The Editor has evinced his own high sense of their value, and has, moreover, rendered them far more available to the illustration of the poem, than they are, as found in the Spectator, by selecting such criticisms as appeared to him to possess the highest merit, and distributing them in the form of notes, to the several parts of the poem which they serve to illustrate and adorn. After this labor had been performed, however, and a principal part of the other notes had been prepared, it was ascertained with some surprise, on procuring a London copy of Bp. Newton's edition of Milton, now quite scarce, that the same course had a century ago been pursued by him; though the same pains had not been taken by Newton to distribute in detail to every part of the poem the criticisms of Addison.

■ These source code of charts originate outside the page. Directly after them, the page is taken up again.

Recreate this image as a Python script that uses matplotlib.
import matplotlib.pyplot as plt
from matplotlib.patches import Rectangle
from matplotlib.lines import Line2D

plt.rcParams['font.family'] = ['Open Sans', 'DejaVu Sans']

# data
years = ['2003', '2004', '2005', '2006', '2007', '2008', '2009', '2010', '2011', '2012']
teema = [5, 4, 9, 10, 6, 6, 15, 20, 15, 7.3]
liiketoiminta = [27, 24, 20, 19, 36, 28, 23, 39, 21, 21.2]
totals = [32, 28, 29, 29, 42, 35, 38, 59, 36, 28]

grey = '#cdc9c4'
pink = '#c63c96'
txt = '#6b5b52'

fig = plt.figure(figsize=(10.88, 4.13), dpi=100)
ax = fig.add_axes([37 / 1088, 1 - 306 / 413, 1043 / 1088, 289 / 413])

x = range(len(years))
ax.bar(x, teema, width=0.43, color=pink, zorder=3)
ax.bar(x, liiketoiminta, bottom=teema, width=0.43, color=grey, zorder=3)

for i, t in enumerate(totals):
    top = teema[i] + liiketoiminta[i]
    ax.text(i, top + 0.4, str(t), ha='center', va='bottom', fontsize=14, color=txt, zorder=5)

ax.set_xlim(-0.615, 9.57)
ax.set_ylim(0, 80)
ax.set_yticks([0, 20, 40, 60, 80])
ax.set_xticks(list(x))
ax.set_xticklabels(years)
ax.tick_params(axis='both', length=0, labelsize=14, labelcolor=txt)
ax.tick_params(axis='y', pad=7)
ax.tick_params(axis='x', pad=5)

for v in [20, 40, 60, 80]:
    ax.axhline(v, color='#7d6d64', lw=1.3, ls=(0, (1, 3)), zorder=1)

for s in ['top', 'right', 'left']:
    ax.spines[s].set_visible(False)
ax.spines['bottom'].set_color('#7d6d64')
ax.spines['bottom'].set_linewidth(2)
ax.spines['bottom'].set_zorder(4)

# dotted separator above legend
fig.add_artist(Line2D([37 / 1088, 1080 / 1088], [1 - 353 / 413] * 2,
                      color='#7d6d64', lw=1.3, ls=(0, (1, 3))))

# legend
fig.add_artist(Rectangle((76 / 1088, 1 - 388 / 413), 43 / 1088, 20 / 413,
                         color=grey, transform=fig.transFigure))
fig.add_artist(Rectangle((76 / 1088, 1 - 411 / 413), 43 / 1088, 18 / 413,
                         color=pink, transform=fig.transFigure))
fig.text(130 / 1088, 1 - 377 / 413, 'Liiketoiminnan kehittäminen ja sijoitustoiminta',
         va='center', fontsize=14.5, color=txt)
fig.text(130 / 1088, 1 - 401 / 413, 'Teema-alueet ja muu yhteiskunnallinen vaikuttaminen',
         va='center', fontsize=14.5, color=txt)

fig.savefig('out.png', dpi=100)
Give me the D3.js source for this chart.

Besides this, he introduced them entire, and thus occupied his pages with much matter quite inferior to that which has been provided, in this edition, from recent sources.
The notes of the present edition will be found to embrace, besides much other matter, all that is excellent and worth preservation in those of Newton, Todd, Brydges, and Stebbing; comprehending also. some of the richest treasures of learned and ingenious criticism which the Paradise Lost has called into existence, and which have hitherto been scattered through the pages of many volumes of Reviews and miscellaneous literature and these have been so arranged as to illustrate the several parts of the poem to which they retate.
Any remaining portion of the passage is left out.